Detection of rifampicin resistance in Mycobacterium tuberculosis isolates from diverse countries by a commercial line probe assay as an initial indicator of multidrug resistance.

H. Traore(Instituut voor Tropische Geneeskunde), K. Fissette, I. Bastian, Michel Devleeschouwer, F. Portaels
PubMed
May 1, 2000
Cited by 154

Abstract

The line probe assay (LiPA), a rapid molecular method for detecting rifampicin resistance (RMPr) in Mycobacterium tuberculosis, correctly identified all 145 rifampicin-sensitive (RMPs) and 262 (98.5%) of 266 RMPr strains among 411 isolates collected from diverse countries.
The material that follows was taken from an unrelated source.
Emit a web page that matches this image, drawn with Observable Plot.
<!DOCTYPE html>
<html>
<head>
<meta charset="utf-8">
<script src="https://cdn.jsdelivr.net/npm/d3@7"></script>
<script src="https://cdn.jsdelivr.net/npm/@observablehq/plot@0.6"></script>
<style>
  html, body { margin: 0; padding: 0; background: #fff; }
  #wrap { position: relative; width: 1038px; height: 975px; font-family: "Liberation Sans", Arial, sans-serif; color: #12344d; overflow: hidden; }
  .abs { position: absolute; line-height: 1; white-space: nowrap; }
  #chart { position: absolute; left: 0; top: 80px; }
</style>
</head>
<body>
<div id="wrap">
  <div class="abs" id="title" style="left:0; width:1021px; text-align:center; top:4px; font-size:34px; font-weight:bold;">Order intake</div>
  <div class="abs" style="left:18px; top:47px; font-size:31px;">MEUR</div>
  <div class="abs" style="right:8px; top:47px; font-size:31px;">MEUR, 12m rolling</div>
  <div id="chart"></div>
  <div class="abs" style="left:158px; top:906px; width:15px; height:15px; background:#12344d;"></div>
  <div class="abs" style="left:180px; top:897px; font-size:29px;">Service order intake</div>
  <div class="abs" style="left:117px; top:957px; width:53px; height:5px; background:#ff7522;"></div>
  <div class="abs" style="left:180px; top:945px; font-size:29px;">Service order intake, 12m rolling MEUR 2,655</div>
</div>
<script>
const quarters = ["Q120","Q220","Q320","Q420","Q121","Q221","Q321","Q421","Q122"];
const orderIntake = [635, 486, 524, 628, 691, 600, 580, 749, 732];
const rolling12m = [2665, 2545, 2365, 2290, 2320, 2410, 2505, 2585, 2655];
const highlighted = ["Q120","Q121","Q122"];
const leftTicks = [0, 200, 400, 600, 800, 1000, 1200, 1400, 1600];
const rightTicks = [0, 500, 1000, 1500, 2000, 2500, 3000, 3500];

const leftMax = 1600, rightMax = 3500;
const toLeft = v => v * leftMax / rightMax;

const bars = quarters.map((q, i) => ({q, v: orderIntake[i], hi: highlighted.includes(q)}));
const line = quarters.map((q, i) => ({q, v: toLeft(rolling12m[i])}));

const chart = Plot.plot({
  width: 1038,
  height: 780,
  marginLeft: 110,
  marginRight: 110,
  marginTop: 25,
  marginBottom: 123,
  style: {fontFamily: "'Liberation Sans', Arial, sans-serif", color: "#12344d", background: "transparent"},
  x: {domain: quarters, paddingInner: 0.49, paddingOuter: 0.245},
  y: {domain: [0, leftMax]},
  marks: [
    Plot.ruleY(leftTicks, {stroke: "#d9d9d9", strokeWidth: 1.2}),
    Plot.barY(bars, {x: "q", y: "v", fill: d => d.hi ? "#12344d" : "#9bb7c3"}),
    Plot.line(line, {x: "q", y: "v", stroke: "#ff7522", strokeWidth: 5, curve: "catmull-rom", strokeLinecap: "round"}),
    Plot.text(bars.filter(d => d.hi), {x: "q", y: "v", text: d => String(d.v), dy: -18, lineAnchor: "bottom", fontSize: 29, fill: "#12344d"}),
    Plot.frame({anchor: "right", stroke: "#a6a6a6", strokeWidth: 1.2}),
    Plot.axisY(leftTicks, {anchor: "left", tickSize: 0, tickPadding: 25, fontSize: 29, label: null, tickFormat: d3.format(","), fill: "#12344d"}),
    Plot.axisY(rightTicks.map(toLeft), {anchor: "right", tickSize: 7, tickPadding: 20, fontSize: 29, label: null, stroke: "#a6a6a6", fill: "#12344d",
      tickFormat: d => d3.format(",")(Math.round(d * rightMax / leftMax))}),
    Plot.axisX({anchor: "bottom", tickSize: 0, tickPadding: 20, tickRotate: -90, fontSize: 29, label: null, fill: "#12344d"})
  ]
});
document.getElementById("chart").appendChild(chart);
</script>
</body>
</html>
If used as a marker of multidrug-resistant tuberculosis (MDR-TB), detection of RMPr by LiPA would have detected 236 of the 240 MDR strains in this study but would have wrongly suggested the presence of MDR in 26 RMP-monoresistant isolates (sensitivity 98.3%, specificity 84.8%). Hence, the reliability of using LiPA (or any other rapid RMPr-detection method) as a surrogate marker of MDR-TB largely depends on the prevalence of RMP-monoresistance in the study population. This approach must therefore be validated in each local situation.